ISLAMABAD: Chief Justice of Pakistan (CJP) Anwar Zaheer Jamali on Friday declined the government's request to form a “toothless” judicial commission to probe revelations that have surfaced in the Panama data leaks.
The government had last month sent a letter to the Supreme Court registrar, requesting that the chief justice constitute a high-level judicial commission to investigate the veracity of the allegations against the premier and his family.
In response to the government's request, a letter issued by the SC registrar says:
Key points from SC reply to govt
• Scope of proposed commission too limited
• List all individuals, companies to be probed
• ToRs too wide, open-ended
• May take years to conclude proceedings
• Reconsider legislation to empower commission
“The formation of a commission under the Pakistan Commission of Inquiry Act 1956 (Act VI of 1956), looking to its limited scope will result in the constitution of a toothless commission, which will serve no useful purpose.”

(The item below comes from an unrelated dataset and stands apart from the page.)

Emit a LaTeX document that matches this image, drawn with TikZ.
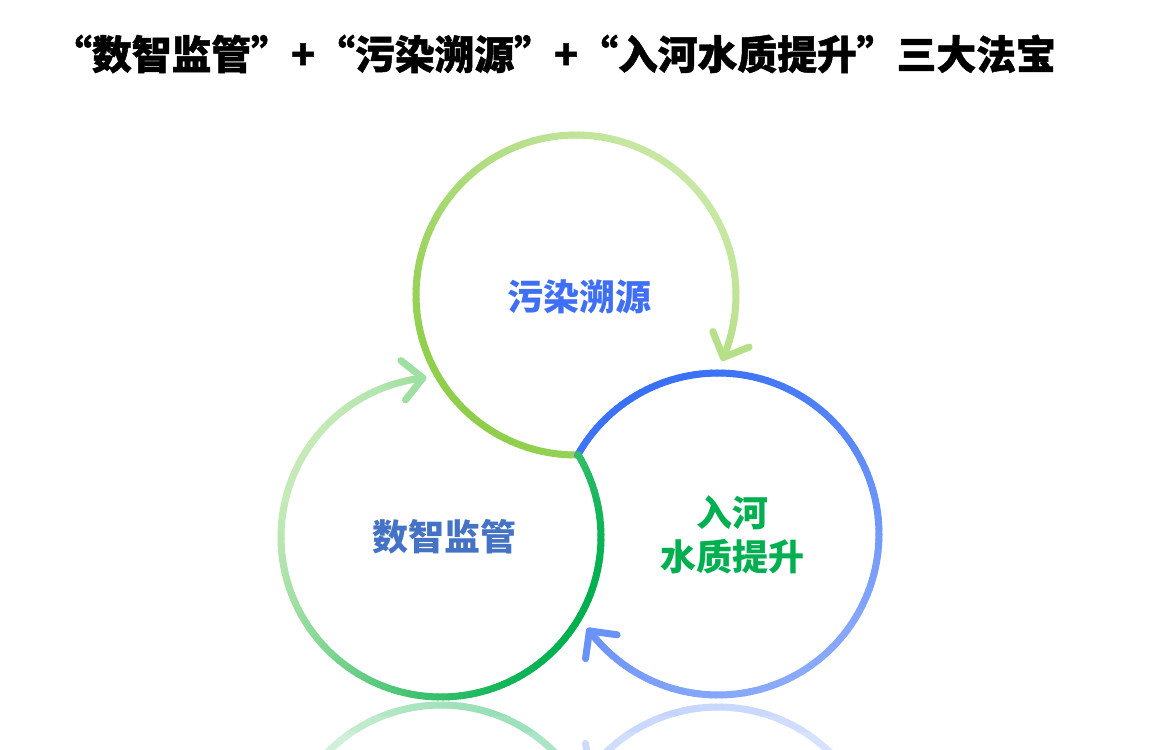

The letter observes that the terms of reference (ToR) of the proposed commission are so “wide and open” that “it may take years” for the commission to conclude proceedings.
The letter also says that “before forming an opinion as to the formation of the inquiry commission, it is necessary to have the list of all individuals, families, groups, companies... along with some relevant particulars, against whom purported inquiry proceedings are to be held...”
The Supreme Court has also asked the government to “reconsider and resolve the issue of formation of the commission under proper legislation” after which it will decide on the modalities of the inquiry commission.
Terms of Reference
Formally withdrawing their demand for the prime minister’s resignation in light of the Panama leaks, nine opposition parties came to an agreement last week upon a draft of the terms of reference (ToR) for the judicial commission to investigate the allegations thrown up by the Panama Papers leaks.
Opposition parties want a three-member judicial commission headed by the CJP set up through an act of parliament, which should first hold an inquiry against the PM and his family members. The commission will be given three months, extendable to four, to complete the task.
Only then, according to the opposition-drafted ToR, can it start proceedings against other Pakistanis named in the Panama Papers and will have a year to complete this task.
Earlier, the government rejected the draft of the ToR, indicating it was willing to sit with the opposition to come up with terms of reference that were focused on eliminating corruption and did not target the prime minister personally.
Panama leaks revelations
An investigation published April 3 by an international coalition of more than 100 media outlets ─ based on 11.5 million records and 2.6 terabytes of information drawn from the internal database of Panamaian law firm Mossack Fonseca ─ details how politicians, celebrities and other famous people use banks, law firms and offshore shell companies to hide their assets.
According to documents available on the ICIJ website, Prime Minister Nawaz Sharif's children Maryam, Hasan and Hussain "were owners or had the right to authorise transactions for several companies".
The data leak revealed the financial wheelings and dealings of over 200 Pakistanis, including the late Benazir Bhutto, Rehman Malik and other prominent politicians and businessmen.
Since the data leak, PM Nawaz has been under immense pressure at the hands of the opposition to ensure a transparent inquiry is held to justify his children's offshore companies.